[Information shown]
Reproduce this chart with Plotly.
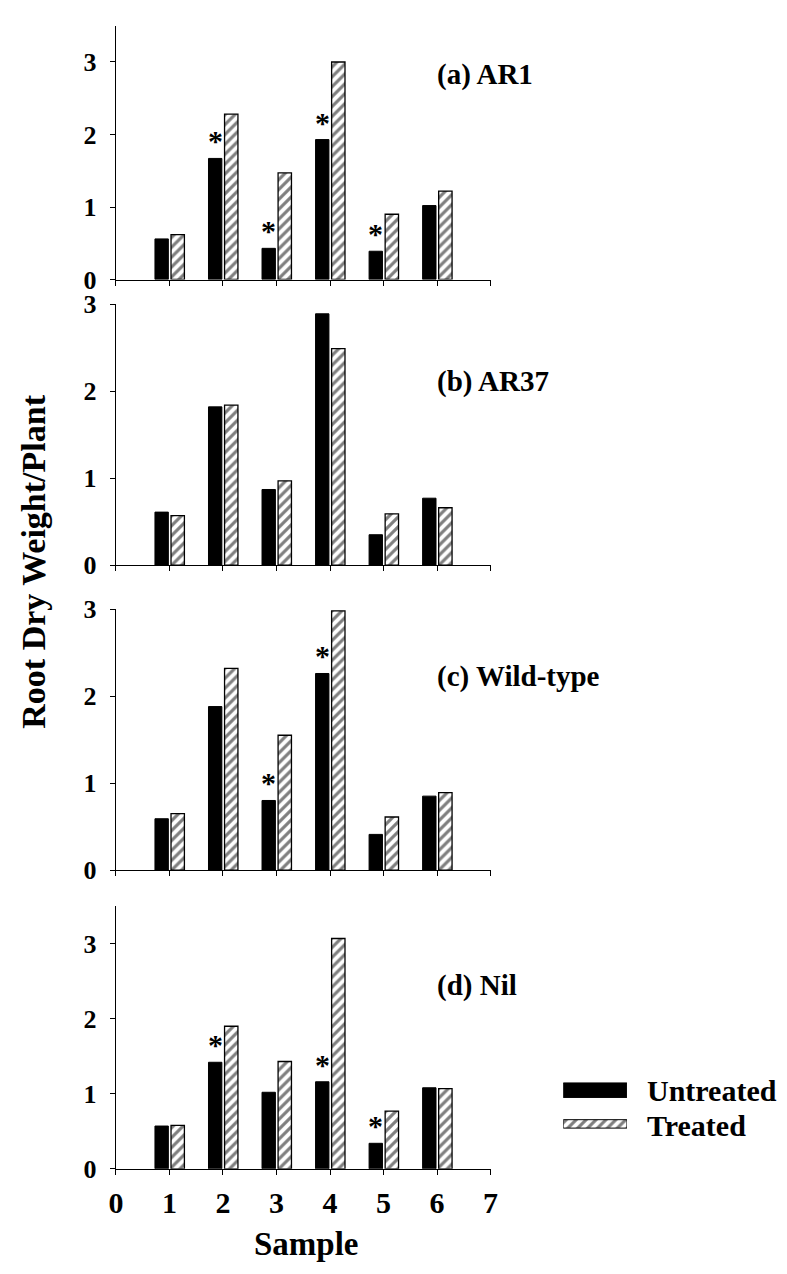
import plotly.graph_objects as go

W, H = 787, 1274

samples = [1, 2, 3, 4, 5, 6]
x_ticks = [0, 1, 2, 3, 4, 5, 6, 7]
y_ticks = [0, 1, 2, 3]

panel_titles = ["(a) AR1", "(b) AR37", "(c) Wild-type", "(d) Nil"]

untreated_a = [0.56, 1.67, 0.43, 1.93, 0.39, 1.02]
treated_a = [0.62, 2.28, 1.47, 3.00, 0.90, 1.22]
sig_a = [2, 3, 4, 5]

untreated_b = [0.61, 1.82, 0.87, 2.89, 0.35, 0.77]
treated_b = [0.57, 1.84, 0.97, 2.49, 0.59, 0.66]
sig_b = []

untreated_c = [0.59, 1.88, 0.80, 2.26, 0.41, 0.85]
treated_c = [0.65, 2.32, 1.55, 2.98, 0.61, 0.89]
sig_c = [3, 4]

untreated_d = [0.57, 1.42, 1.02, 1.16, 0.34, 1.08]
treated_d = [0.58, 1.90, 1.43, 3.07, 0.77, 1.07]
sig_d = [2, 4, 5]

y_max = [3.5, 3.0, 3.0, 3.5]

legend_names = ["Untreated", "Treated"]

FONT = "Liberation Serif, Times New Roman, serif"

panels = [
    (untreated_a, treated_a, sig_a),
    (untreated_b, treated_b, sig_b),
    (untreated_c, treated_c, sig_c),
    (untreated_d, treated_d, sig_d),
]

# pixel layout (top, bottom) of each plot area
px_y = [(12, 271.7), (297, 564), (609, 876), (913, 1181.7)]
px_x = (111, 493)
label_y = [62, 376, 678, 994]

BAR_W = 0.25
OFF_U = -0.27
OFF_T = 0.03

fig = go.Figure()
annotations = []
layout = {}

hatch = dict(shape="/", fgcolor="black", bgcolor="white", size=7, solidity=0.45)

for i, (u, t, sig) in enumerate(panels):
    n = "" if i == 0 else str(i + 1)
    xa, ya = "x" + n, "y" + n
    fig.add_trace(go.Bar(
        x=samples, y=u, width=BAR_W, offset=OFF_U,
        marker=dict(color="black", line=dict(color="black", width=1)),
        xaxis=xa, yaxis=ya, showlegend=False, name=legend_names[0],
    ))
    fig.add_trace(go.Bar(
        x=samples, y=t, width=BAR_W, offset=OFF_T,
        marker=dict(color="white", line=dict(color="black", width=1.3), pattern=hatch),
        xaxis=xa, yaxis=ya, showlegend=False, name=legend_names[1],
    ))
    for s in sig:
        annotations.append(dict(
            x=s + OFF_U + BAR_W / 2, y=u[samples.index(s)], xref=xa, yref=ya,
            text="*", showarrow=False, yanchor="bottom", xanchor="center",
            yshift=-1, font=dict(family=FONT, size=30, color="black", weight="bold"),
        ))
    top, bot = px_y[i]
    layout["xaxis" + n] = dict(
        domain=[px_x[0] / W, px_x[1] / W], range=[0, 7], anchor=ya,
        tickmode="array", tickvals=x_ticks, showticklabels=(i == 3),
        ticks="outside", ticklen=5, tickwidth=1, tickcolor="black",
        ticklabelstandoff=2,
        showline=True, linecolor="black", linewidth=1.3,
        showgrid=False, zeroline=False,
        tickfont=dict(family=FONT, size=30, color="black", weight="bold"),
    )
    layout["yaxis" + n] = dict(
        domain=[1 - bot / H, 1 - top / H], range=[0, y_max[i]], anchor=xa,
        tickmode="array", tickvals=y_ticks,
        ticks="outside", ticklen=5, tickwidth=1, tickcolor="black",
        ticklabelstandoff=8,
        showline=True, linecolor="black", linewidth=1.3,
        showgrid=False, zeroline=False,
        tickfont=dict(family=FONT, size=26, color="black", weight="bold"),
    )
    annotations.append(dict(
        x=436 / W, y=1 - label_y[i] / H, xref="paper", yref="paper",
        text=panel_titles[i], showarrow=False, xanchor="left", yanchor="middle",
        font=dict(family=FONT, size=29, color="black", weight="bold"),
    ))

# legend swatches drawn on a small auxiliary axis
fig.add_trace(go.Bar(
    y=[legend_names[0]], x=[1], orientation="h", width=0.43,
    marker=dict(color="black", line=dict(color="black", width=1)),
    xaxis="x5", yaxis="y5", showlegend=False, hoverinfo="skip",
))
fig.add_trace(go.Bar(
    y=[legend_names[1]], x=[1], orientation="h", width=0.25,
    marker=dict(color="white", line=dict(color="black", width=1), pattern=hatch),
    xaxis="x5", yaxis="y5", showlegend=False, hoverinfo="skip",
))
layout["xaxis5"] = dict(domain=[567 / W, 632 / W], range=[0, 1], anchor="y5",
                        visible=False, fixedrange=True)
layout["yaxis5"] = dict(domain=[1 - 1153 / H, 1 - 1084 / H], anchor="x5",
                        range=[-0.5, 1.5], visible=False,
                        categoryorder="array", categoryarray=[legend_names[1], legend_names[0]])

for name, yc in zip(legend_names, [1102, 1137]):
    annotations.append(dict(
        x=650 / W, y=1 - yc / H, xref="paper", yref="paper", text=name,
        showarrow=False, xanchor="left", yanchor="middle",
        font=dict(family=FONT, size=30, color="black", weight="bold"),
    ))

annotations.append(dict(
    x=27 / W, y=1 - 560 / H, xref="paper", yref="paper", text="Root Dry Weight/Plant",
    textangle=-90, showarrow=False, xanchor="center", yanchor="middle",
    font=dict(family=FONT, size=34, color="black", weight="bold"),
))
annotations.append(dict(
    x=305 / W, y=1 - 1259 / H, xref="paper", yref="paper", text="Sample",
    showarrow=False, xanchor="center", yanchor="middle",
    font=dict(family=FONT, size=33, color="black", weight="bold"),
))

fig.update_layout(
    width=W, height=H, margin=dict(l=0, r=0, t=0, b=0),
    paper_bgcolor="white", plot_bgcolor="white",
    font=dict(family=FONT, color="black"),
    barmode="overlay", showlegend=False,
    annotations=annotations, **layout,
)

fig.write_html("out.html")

[Written task] Pictures excluded, repeat exactly the lines from the top of the material through the line with "sig_c = [3, 4]", including both of those lines.

[Solution to this task]
Reproduce this chart with Plotly.
import plotly.graph_objects as go

W, H = 787, 1274

samples = [1, 2, 3, 4, 5, 6]
x_ticks = [0, 1, 2, 3, 4, 5, 6, 7]
y_ticks = [0, 1, 2, 3]

panel_titles = ["(a) AR1", "(b) AR37", "(c) Wild-type", "(d) Nil"]

untreated_a = [0.56, 1.67, 0.43, 1.93, 0.39, 1.02]
treated_a = [0.62, 2.28, 1.47, 3.00, 0.90, 1.22]
sig_a = [2, 3, 4, 5]

untreated_b = [0.61, 1.82, 0.87, 2.89, 0.35, 0.77]
treated_b = [0.57, 1.84, 0.97, 2.49, 0.59, 0.66]
sig_b = []

untreated_c = [0.59, 1.88, 0.80, 2.26, 0.41, 0.85]
treated_c = [0.65, 2.32, 1.55, 2.98, 0.61, 0.89]
sig_c = [3, 4]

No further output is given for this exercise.